Reproduce the listing below from the line with "Rebuild this chart" to the line with "from matplotlib.ticker import", both lines included, character for character, minus any pictures.
— START Supplied records —
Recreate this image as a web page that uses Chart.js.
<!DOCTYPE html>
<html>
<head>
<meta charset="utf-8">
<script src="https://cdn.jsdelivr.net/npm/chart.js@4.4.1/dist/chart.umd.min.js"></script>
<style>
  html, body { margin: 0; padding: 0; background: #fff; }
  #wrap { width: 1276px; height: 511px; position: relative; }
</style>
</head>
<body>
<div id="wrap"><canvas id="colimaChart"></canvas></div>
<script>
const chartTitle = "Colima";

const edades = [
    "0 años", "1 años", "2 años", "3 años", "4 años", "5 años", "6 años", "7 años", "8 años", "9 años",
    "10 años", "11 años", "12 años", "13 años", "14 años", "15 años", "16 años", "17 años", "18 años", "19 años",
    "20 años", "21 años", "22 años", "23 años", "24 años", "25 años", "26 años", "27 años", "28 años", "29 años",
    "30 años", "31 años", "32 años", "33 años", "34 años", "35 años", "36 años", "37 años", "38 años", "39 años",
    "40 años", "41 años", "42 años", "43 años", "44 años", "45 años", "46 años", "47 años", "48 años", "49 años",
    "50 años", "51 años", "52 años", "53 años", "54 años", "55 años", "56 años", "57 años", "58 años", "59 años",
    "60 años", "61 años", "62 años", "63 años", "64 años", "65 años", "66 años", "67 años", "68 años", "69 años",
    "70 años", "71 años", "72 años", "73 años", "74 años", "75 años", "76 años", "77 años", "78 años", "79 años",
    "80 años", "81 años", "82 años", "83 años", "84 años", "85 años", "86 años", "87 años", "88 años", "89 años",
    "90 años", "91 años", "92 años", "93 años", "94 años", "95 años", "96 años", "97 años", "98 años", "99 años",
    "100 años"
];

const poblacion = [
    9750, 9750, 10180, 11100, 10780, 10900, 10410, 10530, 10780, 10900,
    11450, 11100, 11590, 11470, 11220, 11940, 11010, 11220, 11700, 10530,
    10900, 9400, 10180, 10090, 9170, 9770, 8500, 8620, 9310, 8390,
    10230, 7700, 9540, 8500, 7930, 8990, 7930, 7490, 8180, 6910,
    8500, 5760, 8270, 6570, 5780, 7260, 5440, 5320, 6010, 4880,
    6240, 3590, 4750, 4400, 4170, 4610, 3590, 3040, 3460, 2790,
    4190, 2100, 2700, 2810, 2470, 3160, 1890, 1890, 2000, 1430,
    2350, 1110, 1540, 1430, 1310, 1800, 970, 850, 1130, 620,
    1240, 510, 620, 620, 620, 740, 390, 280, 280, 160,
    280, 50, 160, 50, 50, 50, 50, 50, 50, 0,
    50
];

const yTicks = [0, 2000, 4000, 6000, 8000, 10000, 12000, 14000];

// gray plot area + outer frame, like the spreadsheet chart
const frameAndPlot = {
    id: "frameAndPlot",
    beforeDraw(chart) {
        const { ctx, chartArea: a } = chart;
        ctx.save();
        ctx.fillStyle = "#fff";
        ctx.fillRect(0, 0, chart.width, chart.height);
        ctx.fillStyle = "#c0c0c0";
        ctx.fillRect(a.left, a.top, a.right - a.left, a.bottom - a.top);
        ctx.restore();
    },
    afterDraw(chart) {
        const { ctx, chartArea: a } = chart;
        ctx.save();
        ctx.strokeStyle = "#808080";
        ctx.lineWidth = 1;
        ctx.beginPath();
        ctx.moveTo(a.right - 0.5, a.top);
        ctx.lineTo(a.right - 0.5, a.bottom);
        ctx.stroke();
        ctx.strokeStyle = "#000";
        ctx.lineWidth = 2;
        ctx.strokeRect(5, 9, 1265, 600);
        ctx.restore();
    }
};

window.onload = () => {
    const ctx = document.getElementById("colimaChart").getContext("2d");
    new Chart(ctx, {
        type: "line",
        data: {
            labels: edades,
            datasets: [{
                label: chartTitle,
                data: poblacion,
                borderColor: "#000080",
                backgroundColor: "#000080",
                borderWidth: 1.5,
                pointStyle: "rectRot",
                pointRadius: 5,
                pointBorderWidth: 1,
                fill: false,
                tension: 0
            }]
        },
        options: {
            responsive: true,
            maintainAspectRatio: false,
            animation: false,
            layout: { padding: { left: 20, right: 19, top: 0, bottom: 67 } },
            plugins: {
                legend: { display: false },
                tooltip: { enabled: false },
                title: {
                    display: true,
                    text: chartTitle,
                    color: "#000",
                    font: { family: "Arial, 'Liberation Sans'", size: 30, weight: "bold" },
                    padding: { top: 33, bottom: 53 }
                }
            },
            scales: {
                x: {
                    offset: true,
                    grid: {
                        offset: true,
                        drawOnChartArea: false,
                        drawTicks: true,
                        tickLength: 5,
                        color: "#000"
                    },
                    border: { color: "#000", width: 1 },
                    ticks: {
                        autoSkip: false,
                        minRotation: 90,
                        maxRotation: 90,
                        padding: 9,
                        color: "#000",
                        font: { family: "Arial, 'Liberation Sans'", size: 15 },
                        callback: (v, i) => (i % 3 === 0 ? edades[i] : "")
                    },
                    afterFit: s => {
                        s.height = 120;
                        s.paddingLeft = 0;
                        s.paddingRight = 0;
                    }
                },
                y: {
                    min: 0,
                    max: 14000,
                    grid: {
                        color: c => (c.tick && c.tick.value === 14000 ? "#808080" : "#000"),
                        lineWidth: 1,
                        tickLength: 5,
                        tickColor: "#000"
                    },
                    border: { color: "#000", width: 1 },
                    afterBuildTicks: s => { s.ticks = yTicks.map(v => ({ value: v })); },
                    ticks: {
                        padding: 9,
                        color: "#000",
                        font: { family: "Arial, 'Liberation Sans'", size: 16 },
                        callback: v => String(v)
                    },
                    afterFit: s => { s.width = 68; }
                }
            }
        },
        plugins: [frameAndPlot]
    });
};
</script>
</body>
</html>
— END Supplied records —
— START Supplied records —
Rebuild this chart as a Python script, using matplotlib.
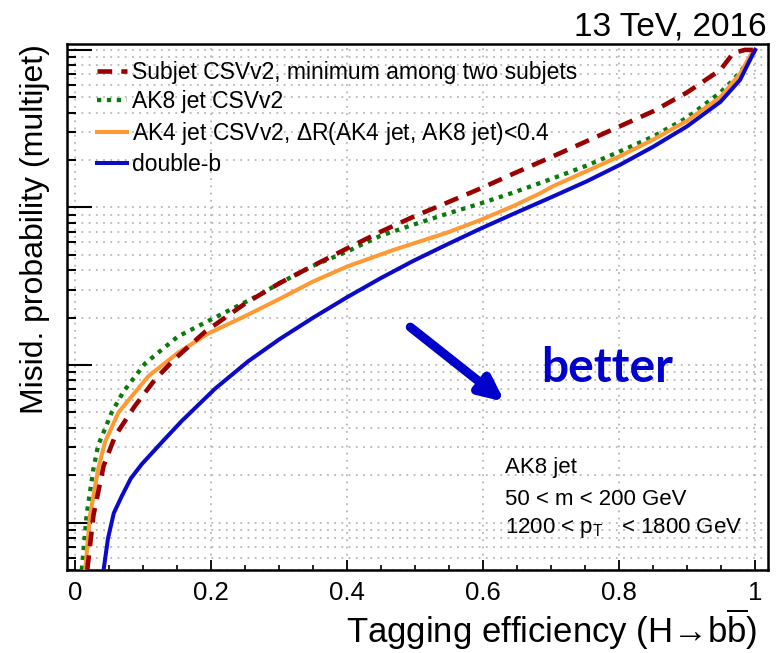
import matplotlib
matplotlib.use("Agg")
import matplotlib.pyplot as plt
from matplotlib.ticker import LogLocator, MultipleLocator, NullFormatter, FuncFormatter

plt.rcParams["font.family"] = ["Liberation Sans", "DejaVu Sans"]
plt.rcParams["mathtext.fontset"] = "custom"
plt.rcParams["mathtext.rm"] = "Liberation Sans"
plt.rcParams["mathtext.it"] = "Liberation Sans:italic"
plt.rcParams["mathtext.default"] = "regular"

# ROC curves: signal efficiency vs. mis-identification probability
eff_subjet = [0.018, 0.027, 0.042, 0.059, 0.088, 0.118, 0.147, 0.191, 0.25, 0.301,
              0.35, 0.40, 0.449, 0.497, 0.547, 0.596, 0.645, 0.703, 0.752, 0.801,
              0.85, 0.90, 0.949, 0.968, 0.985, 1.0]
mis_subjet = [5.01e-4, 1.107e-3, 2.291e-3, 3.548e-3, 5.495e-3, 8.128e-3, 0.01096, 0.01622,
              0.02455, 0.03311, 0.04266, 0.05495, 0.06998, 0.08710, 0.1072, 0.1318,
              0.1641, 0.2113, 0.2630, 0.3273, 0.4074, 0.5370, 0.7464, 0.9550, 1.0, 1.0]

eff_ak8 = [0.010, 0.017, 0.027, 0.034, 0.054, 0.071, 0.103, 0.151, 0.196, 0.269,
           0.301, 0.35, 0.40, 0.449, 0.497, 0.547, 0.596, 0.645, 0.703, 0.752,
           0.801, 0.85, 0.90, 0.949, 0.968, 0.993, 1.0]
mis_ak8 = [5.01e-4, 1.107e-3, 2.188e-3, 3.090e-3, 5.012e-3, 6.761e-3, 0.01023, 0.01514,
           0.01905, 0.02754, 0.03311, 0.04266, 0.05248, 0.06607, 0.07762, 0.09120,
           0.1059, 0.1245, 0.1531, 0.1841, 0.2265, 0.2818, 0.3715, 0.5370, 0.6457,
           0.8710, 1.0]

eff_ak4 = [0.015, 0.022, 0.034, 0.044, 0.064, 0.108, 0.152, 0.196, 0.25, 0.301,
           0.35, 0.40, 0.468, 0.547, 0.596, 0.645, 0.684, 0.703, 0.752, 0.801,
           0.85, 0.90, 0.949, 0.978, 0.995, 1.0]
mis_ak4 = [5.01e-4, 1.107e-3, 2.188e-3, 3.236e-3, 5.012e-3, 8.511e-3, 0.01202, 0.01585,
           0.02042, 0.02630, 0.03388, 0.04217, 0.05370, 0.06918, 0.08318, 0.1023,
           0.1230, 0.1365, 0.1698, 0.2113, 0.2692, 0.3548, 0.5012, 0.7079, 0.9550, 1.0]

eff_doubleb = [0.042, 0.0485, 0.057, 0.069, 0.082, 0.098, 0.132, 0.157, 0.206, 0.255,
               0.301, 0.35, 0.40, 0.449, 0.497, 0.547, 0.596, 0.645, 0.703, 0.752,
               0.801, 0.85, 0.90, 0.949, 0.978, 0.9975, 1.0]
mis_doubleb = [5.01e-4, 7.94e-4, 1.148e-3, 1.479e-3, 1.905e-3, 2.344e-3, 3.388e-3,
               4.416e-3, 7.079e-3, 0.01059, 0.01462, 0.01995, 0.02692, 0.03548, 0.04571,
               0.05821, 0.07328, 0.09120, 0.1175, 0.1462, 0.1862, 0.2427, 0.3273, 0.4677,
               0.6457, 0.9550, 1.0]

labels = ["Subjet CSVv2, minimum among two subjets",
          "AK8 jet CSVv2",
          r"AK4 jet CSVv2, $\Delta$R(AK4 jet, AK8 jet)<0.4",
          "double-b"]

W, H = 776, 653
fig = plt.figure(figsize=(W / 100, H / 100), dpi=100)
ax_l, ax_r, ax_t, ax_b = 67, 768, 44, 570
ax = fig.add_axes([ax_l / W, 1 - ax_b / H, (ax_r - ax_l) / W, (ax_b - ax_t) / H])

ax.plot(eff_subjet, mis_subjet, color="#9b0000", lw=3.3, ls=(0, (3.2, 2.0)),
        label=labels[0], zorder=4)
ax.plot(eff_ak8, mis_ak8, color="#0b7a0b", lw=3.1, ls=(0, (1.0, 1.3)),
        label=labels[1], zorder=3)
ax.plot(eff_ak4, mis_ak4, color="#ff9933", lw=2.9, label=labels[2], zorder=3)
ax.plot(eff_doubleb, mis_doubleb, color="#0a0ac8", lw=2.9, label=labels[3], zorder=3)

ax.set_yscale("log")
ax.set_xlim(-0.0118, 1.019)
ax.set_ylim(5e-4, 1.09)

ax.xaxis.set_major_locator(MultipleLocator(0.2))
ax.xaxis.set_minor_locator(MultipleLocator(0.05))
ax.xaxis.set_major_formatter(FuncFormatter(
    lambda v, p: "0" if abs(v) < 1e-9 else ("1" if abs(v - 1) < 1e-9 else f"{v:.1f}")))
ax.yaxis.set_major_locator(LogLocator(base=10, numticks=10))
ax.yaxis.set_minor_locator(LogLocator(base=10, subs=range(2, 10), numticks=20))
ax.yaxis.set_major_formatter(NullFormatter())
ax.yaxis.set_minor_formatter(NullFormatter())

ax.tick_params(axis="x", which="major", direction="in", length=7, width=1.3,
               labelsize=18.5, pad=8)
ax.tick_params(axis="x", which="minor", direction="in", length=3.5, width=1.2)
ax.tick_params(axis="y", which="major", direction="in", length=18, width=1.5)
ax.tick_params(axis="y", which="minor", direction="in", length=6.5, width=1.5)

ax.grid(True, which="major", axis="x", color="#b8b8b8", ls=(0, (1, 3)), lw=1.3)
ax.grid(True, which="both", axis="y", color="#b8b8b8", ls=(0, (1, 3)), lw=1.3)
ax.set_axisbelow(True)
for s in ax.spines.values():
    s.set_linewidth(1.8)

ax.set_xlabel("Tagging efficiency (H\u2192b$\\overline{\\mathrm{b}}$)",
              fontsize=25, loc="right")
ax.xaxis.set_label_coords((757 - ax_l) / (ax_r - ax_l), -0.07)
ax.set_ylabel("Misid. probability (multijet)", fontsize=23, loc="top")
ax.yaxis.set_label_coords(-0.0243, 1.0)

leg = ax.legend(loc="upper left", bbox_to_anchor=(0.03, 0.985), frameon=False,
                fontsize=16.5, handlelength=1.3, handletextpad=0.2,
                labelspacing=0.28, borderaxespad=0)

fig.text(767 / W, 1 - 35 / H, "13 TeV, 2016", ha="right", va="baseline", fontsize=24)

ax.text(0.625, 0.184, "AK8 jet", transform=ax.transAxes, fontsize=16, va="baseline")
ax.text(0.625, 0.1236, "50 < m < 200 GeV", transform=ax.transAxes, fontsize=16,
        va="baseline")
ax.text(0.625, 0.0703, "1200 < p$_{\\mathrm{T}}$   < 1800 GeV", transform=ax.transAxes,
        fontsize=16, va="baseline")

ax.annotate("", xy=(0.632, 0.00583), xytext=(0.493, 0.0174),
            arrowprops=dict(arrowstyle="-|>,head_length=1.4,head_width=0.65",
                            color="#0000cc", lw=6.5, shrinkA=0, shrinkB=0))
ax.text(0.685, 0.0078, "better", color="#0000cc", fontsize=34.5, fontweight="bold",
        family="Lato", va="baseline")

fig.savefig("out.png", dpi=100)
— END Supplied records —
■ The result
Rebuild this chart as a Python script, using matplotlib.
import matplotlib
matplotlib.use("Agg")
import matplotlib.pyplot as plt
from matplotlib.ticker import LogLocator, MultipleLocator, NullFormatter, FuncFormatter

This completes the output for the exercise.